== Collected data ==

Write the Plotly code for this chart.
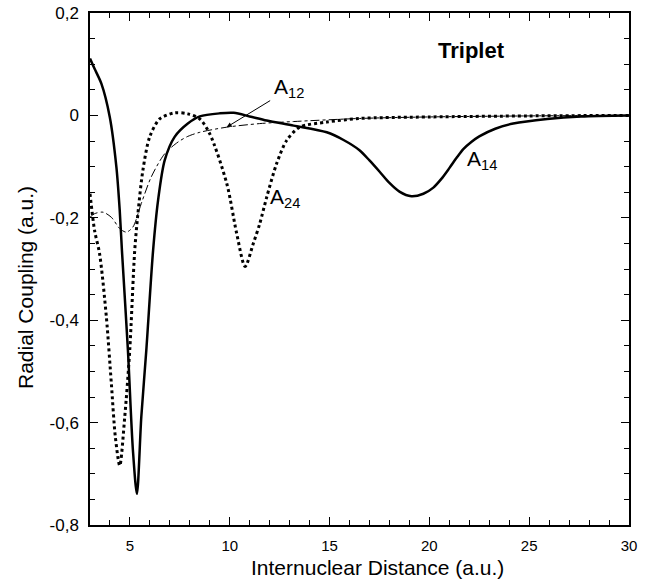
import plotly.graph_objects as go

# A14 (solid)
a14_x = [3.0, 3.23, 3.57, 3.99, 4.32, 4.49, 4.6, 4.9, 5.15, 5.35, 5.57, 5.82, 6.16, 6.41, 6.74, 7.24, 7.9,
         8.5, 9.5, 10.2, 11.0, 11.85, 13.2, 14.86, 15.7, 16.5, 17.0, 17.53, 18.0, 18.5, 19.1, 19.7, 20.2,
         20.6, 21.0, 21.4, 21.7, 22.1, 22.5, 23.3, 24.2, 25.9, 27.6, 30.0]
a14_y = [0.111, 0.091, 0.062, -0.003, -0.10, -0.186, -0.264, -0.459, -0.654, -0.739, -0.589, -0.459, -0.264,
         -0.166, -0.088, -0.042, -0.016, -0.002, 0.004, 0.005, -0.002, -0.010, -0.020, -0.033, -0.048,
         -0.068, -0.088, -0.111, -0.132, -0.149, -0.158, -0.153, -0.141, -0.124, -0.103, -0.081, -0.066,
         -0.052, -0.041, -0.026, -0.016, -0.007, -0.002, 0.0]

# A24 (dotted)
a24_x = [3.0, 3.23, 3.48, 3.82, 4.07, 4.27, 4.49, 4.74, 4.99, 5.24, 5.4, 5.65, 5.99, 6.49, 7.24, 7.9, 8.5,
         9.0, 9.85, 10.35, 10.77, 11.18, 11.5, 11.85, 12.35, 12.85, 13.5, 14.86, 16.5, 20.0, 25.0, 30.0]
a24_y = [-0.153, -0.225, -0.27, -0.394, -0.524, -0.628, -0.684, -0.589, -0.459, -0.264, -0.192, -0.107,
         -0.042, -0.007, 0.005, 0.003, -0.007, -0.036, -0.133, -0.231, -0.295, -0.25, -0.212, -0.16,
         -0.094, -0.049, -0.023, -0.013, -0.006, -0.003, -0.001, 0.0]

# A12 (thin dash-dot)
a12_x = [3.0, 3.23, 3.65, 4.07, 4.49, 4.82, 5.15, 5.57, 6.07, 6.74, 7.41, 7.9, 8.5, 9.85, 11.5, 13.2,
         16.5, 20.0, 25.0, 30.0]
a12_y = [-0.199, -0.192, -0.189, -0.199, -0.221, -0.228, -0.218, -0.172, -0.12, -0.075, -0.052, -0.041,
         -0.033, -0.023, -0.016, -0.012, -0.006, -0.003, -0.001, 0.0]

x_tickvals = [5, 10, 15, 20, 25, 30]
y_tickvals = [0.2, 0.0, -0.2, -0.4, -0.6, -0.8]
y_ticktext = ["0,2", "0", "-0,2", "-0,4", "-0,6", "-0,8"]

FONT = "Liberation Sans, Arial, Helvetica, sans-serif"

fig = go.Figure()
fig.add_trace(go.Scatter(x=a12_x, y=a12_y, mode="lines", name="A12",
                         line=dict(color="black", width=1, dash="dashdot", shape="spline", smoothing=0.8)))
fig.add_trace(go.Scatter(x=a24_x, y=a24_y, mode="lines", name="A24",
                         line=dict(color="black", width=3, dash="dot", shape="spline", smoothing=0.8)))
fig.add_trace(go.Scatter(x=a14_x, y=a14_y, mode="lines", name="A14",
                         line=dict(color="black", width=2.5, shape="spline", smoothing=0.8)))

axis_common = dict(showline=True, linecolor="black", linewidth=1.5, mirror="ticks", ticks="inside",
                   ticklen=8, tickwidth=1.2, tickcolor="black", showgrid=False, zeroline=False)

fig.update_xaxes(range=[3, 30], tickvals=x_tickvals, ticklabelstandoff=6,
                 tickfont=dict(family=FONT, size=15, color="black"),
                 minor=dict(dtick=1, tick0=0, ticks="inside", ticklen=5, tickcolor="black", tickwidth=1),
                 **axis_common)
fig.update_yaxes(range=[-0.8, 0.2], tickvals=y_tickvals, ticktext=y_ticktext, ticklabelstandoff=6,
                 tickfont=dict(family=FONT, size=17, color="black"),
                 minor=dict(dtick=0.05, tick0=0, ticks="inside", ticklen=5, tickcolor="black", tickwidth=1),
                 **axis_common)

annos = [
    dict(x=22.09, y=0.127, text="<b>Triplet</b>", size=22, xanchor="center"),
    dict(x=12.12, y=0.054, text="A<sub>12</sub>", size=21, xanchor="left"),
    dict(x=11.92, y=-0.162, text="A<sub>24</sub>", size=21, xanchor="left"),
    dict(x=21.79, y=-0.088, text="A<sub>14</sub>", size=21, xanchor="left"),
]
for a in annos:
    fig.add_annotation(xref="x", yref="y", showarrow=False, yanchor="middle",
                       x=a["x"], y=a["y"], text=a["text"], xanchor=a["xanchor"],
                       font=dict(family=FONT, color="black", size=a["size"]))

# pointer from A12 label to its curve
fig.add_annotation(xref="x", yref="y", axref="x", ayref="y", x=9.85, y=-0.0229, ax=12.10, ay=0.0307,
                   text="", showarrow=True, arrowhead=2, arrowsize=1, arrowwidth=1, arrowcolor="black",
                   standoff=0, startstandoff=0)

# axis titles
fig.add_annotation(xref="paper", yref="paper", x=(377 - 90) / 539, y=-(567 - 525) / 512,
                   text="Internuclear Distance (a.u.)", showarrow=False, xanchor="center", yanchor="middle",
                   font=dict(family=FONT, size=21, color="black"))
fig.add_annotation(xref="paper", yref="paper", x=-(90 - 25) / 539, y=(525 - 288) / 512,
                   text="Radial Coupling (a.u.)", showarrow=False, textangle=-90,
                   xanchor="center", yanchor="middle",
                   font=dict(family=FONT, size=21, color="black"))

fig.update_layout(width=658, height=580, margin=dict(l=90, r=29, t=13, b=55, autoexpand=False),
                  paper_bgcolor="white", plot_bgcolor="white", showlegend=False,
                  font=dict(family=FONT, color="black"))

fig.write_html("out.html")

== Work required ==
Go through the listing above and write it out again exactly, dropping the pictures.

== Task output ==
Write the Plotly code for this chart.
import plotly.graph_objects as go

# A14 (solid)
a14_x = [3.0, 3.23, 3.57, 3.99, 4.32, 4.49, 4.6, 4.9, 5.15, 5.35, 5.57, 5.82, 6.16, 6.41, 6.74, 7.24, 7.9,
         8.5, 9.5, 10.2, 11.0, 11.85, 13.2, 14.86, 15.7, 16.5, 17.0, 17.53, 18.0, 18.5, 19.1, 19.7, 20.2,
         20.6, 21.0, 21.4, 21.7, 22.1, 22.5, 23.3, 24.2, 25.9, 27.6, 30.0]
a14_y = [0.111, 0.091, 0.062, -0.003, -0.10, -0.186, -0.264, -0.459, -0.654, -0.739, -0.589, -0.459, -0.264,
         -0.166, -0.088, -0.042, -0.016, -0.002, 0.004, 0.005, -0.002, -0.010, -0.020, -0.033, -0.048,
         -0.068, -0.088, -0.111, -0.132, -0.149, -0.158, -0.153, -0.141, -0.124, -0.103, -0.081, -0.066,
         -0.052, -0.041, -0.026, -0.016, -0.007, -0.002, 0.0]

# A24 (dotted)
a24_x = [3.0, 3.23, 3.48, 3.82, 4.07, 4.27, 4.49, 4.74, 4.99, 5.24, 5.4, 5.65, 5.99, 6.49, 7.24, 7.9, 8.5,
         9.0, 9.85, 10.35, 10.77, 11.18, 11.5, 11.85, 12.35, 12.85, 13.5, 14.86, 16.5, 20.0, 25.0, 30.0]
a24_y = [-0.153, -0.225, -0.27, -0.394, -0.524, -0.628, -0.684, -0.589, -0.459, -0.264, -0.192, -0.107,
         -0.042, -0.007, 0.005, 0.003, -0.007, -0.036, -0.133, -0.231, -0.295, -0.25, -0.212, -0.16,
         -0.094, -0.049, -0.023, -0.013, -0.006, -0.003, -0.001, 0.0]

# A12 (thin dash-dot)
a12_x = [3.0, 3.23, 3.65, 4.07, 4.49, 4.82, 5.15, 5.57, 6.07, 6.74, 7.41, 7.9, 8.5, 9.85, 11.5, 13.2,
         16.5, 20.0, 25.0, 30.0]
a12_y = [-0.199, -0.192, -0.189, -0.199, -0.221, -0.228, -0.218, -0.172, -0.12, -0.075, -0.052, -0.041,
         -0.033, -0.023, -0.016, -0.012, -0.006, -0.003, -0.001, 0.0]

x_tickvals = [5, 10, 15, 20, 25, 30]
y_tickvals = [0.2, 0.0, -0.2, -0.4, -0.6, -0.8]
y_ticktext = ["0,2", "0", "-0,2", "-0,4", "-0,6", "-0,8"]

FONT = "Liberation Sans, Arial, Helvetica, sans-serif"

fig = go.Figure()
fig.add_trace(go.Scatter(x=a12_x, y=a12_y, mode="lines", name="A12",
                         line=dict(color="black", width=1, dash="dashdot", shape="spline", smoothing=0.8)))
fig.add_trace(go.Scatter(x=a24_x, y=a24_y, mode="lines", name="A24",
                         line=dict(color="black", width=3, dash="dot", shape="spline", smoothing=0.8)))
fig.add_trace(go.Scatter(x=a14_x, y=a14_y, mode="lines", name="A14",
                         line=dict(color="black", width=2.5, shape="spline", smoothing=0.8)))

axis_common = dict(showline=True, linecolor="black", linewidth=1.5, mirror="ticks", ticks="inside",
                   ticklen=8, tickwidth=1.2, tickcolor="black", showgrid=False, zeroline=False)

fig.update_xaxes(range=[3, 30], tickvals=x_tickvals, ticklabelstandoff=6,
                 tickfont=dict(family=FONT, size=15, color="black"),
                 minor=dict(dtick=1, tick0=0, ticks="inside", ticklen=5, tickcolor="black", tickwidth=1),
                 **axis_common)
fig.update_yaxes(range=[-0.8, 0.2], tickvals=y_tickvals, ticktext=y_ticktext, ticklabelstandoff=6,
                 tickfont=dict(family=FONT, size=17, color="black"),
                 minor=dict(dtick=0.05, tick0=0, ticks="inside", ticklen=5, tickcolor="black", tickwidth=1),
                 **axis_common)

annos = [
    dict(x=22.09, y=0.127, text="<b>Triplet</b>", size=22, xanchor="center"),
    dict(x=12.12, y=0.054, text="A<sub>12</sub>", size=21, xanchor="left"),
    dict(x=11.92, y=-0.162, text="A<sub>24</sub>", size=21, xanchor="left"),
    dict(x=21.79, y=-0.088, text="A<sub>14</sub>", size=21, xanchor="left"),
]
for a in annos:
    fig.add_annotation(xref="x", yref="y", showarrow=False, yanchor="middle",
                       x=a["x"], y=a["y"], text=a["text"], xanchor=a["xanchor"],
                       font=dict(family=FONT, color="black", size=a["size"]))

# pointer from A12 label to its curve
fig.add_annotation(xref="x", yref="y", axref="x", ayref="y", x=9.85, y=-0.0229, ax=12.10, ay=0.0307,
                   text="", showarrow=True, arrowhead=2, arrowsize=1, arrowwidth=1, arrowcolor="black",
                   standoff=0, startstandoff=0)

# axis titles
fig.add_annotation(xref="paper", yref="paper", x=(377 - 90) / 539, y=-(567 - 525) / 512,
                   text="Internuclear Distance (a.u.)", showarrow=False, xanchor="center", yanchor="middle",
                   font=dict(family=FONT, size=21, color="black"))
fig.add_annotation(xref="paper", yref="paper", x=-(90 - 25) / 539, y=(525 - 288) / 512,
                   text="Radial Coupling (a.u.)", showarrow=False, textangle=-90,
                   xanchor="center", yanchor="middle",
                   font=dict(family=FONT, size=21, color="black"))

fig.update_layout(width=658, height=580, margin=dict(l=90, r=29, t=13, b=55, autoexpand=False),
                  paper_bgcolor="white", plot_bgcolor="white", showlegend=False,
                  font=dict(family=FONT, color="black"))

fig.write_html("out.html")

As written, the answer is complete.